Olivia Colman has joked that stepping into Claire Foy’s shoes for The Crown Season 3 was “horrendous”, opening up about the looming return of Netflix’s royal drama.
The lavish series, which charts the life and reign of Her Maj, has been a huge smash hit for the streaming giant, picking up awards and nominations galore, not least for Foy’s turn as the monarch. Now, though, she is handing the crown over to national treasure Olivia Colman, as Season 3 sees the programme move through history too quickly for its cast to portray the royal family believably – and so, led by Colman, the show is undergoing a wave of recasting, from Jason Watkins as Harold Wilson to Outlander’s Tobias Menzies as Prince Philip, not to mention Helena Bonham Carter as Princess Margaret, Ben Daniels as Tony Armstrong-Jones, Josh O’Connor as Prince Charles, Erin Doherty as Princess Anne and Marion Bailey as The Queen Mother.

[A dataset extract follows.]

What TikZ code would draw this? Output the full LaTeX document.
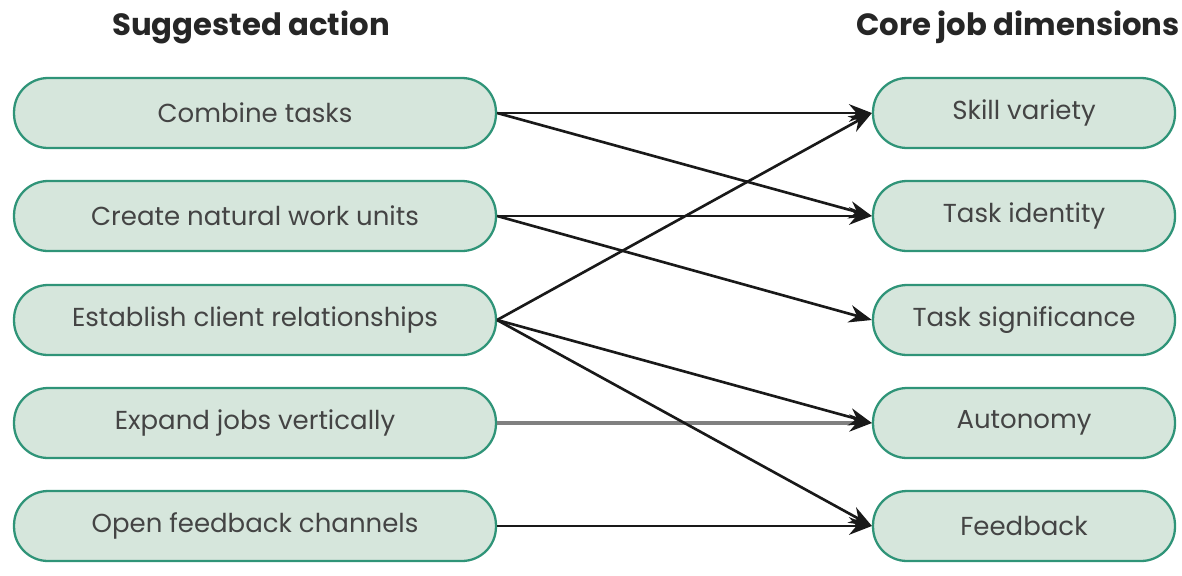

Netflix has now confirmed that The Crown Season 3 will premiere on Sunday 17th November. While we wait for a trailer to give us a proper glimpse of the cast in action, the cast have spoken to EW about what to expect.
“It’s the same as any classical play you do — everyone will have already played that part before,” she said of replacing Foy. “The first week, I did feel myself trying to do Claire impressions. ‘What would she have done?’”
Following Foy’s work was “horrendous”, she kidded. “Everyone loves Claire Foy, so I have got the worst job in the world at the moment.”
She also admitted that it was challenging at first to mimic the Queen’s voice.
“Once you start going through it, you realise that every syllable in every word…you’ve got it wrong,” she commented.
Colman also spoke about the shifting relationship between Elizabeth and her husband: “Between them they’re more settled, aren’t they? Slightly more mature, they’ve got all of their children now. It’s more external factors that are bothersome.”
Those will include the scandal brewing between HBC’s Margaret and Lord Snowden, played by Ben Daniels.
“They’re such extraordinary people,” commented Daniels, “Completely addicted to each other. Even right up until the minute they were getting divorced, they still had a really strong physical relationship. People often said that it was like foreplay for them, having a big row. They would have these huge rows and then amazing sex.”
How will audiences cope with adapting to a whole new ensemble cast? Morgan said he was confident it would work.
“It’s a bit like changing contact lenses,” he said. “I think it takes you about five minutes to get used to it.”